TO BE DONE: Your output must be the lines below from the line containing "Write the Chart.js code for this chart." to the line containing "Chart.defaults.font.family = FONT;", both lines included, reproduced exactly and without pictures.

[Stored data]
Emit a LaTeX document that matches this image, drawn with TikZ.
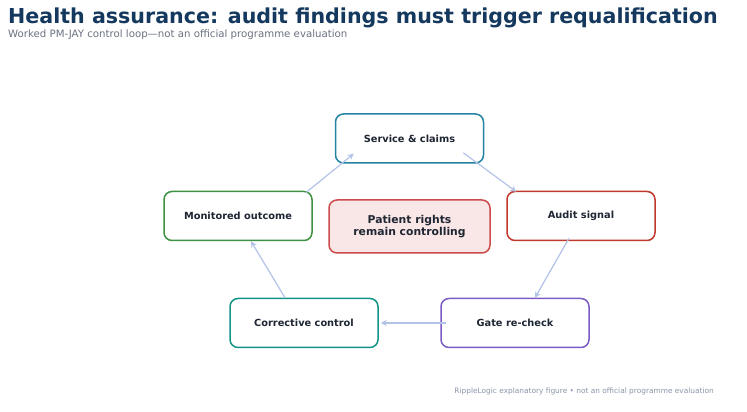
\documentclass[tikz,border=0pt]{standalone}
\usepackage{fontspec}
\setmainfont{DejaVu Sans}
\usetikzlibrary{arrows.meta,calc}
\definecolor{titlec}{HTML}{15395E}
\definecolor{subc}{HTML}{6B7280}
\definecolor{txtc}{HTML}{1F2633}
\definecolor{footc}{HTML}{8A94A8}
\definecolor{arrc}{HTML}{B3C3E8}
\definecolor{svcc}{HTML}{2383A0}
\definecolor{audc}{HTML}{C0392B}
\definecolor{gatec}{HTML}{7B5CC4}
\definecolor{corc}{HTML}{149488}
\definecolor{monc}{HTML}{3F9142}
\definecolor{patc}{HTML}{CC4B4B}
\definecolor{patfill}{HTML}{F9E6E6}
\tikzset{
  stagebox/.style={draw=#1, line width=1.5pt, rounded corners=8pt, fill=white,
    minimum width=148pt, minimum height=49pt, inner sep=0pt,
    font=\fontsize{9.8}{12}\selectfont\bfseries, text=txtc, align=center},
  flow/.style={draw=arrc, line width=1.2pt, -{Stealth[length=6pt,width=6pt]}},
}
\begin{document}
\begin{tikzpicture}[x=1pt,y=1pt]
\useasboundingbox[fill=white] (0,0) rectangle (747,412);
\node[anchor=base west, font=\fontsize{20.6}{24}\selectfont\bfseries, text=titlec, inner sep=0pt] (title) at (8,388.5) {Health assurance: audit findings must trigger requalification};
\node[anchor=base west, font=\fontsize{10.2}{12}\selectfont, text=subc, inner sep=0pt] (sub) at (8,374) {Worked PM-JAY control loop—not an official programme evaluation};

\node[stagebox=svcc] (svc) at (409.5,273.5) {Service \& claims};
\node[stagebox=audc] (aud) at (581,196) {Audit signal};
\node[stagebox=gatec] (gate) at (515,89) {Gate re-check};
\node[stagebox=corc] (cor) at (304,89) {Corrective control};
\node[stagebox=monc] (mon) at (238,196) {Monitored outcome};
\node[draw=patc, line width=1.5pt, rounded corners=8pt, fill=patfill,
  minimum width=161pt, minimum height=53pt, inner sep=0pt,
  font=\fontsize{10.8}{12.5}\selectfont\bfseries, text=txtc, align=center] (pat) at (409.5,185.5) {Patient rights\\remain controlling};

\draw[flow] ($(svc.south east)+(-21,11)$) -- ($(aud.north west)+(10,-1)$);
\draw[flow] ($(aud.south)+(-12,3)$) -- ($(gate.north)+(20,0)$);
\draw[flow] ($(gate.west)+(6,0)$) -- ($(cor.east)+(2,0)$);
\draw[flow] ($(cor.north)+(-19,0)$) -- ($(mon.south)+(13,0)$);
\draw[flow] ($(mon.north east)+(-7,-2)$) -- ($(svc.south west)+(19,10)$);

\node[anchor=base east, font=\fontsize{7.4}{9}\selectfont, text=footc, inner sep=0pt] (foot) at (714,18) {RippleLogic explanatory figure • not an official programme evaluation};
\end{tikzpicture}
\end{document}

---

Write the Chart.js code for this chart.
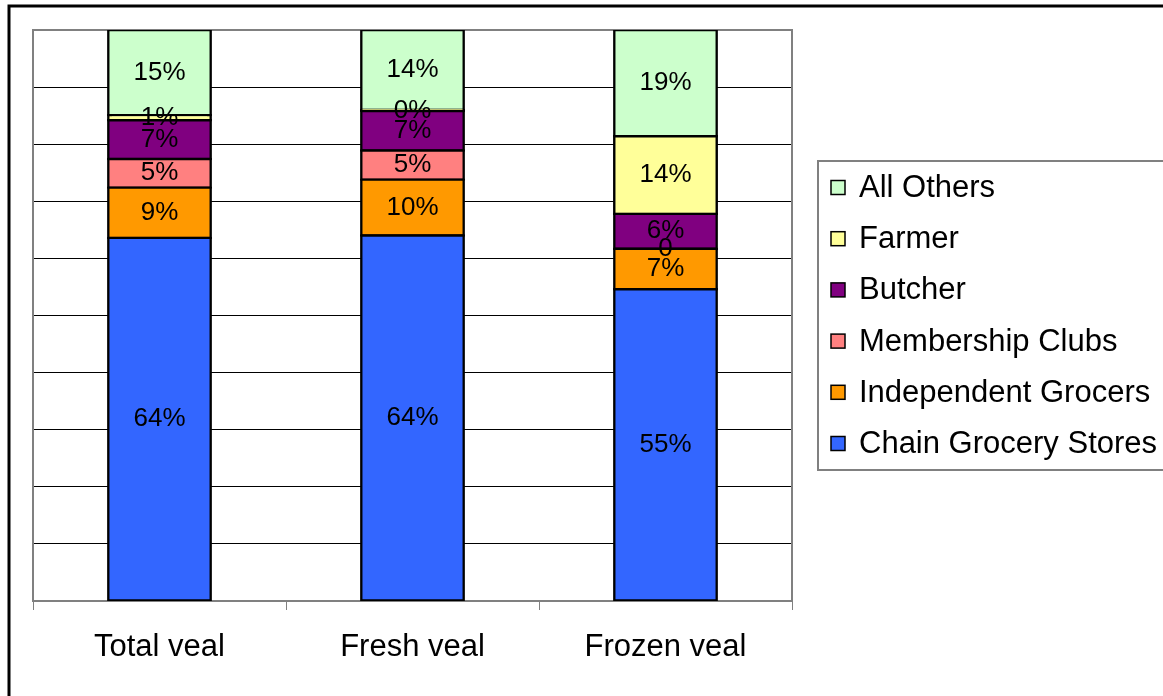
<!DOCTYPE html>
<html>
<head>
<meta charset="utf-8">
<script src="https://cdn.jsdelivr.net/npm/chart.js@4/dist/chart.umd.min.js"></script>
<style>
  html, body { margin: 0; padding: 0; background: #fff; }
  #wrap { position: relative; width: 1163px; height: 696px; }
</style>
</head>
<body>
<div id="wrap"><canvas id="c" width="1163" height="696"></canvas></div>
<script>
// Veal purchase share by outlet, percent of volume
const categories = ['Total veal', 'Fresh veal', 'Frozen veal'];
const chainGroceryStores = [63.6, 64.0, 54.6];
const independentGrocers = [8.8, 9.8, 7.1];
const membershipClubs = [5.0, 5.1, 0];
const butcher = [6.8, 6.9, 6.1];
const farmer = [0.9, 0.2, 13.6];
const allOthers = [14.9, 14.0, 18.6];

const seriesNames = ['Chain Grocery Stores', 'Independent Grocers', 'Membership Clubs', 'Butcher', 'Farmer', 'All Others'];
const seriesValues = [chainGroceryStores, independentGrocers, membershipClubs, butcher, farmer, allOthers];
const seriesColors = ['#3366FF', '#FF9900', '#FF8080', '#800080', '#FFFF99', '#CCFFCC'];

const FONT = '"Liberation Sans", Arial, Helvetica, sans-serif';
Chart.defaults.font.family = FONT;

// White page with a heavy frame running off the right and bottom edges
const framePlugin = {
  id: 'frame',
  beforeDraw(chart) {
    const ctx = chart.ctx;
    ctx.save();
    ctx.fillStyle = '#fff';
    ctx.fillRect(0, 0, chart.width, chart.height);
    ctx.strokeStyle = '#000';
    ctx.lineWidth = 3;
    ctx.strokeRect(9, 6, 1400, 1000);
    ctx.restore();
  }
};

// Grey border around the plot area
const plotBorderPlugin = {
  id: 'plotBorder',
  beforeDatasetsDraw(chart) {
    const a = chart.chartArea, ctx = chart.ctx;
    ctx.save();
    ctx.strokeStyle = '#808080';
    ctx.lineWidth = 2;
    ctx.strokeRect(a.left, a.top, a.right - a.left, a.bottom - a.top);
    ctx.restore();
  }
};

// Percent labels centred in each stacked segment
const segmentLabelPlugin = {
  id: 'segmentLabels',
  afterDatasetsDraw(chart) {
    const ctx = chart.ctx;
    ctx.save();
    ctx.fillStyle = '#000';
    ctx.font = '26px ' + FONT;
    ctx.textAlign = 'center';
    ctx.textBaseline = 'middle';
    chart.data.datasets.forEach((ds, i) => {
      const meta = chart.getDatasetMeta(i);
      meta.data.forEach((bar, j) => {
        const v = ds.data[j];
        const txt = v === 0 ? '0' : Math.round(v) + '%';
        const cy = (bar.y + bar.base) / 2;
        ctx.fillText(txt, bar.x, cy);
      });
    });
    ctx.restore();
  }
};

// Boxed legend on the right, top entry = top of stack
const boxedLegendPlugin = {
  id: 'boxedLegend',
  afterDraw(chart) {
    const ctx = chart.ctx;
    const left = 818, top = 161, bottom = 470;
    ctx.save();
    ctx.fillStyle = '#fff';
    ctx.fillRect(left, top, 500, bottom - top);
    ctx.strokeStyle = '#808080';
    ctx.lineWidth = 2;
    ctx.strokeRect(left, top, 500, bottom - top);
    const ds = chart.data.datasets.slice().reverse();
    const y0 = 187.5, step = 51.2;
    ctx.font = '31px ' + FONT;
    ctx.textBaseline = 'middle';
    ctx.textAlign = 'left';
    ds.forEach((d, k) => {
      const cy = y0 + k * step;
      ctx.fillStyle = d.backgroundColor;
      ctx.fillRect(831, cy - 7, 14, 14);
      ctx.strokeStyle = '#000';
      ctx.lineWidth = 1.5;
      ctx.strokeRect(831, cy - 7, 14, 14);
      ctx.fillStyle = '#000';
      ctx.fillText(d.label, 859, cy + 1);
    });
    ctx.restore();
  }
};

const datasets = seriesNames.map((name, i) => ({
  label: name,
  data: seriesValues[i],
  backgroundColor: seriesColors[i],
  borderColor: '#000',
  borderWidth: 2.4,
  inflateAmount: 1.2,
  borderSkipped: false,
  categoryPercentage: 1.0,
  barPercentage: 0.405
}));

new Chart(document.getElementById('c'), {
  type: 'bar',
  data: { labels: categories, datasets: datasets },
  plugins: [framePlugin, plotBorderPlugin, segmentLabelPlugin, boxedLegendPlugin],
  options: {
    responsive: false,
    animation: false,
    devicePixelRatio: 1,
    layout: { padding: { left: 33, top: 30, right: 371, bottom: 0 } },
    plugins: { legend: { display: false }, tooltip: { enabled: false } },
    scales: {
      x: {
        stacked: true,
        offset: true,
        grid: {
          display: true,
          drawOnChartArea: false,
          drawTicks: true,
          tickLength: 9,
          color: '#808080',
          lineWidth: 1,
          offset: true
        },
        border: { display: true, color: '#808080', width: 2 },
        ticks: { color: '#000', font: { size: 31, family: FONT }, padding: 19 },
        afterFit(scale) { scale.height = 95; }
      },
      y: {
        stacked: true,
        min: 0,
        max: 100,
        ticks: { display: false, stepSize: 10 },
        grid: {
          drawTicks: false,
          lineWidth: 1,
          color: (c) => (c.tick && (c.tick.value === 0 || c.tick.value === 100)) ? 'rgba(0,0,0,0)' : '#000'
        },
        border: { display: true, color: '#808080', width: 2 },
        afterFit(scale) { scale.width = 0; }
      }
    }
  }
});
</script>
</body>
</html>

WORKED SOLUTION:
Write the Chart.js code for this chart.
<!DOCTYPE html>
<html>
<head>
<meta charset="utf-8">
<script src="https://cdn.jsdelivr.net/npm/chart.js@4/dist/chart.umd.min.js"></script>
<style>
  html, body { margin: 0; padding: 0; background: #fff; }
  #wrap { position: relative; width: 1163px; height: 696px; }
</style>
</head>
<body>
<div id="wrap"><canvas id="c" width="1163" height="696"></canvas></div>
<script>
// Veal purchase share by outlet, percent of volume
const categories = ['Total veal', 'Fresh veal', 'Frozen veal'];
const chainGroceryStores = [63.6, 64.0, 54.6];
const independentGrocers = [8.8, 9.8, 7.1];
const membershipClubs = [5.0, 5.1, 0];
const butcher = [6.8, 6.9, 6.1];
const farmer = [0.9, 0.2, 13.6];
const allOthers = [14.9, 14.0, 18.6];

const seriesNames = ['Chain Grocery Stores', 'Independent Grocers', 'Membership Clubs', 'Butcher', 'Farmer', 'All Others'];
const seriesValues = [chainGroceryStores, independentGrocers, membershipClubs, butcher, farmer, allOthers];
const seriesColors = ['#3366FF', '#FF9900', '#FF8080', '#800080', '#FFFF99', '#CCFFCC'];

const FONT = '"Liberation Sans", Arial, Helvetica, sans-serif';
Chart.defaults.font.family = FONT;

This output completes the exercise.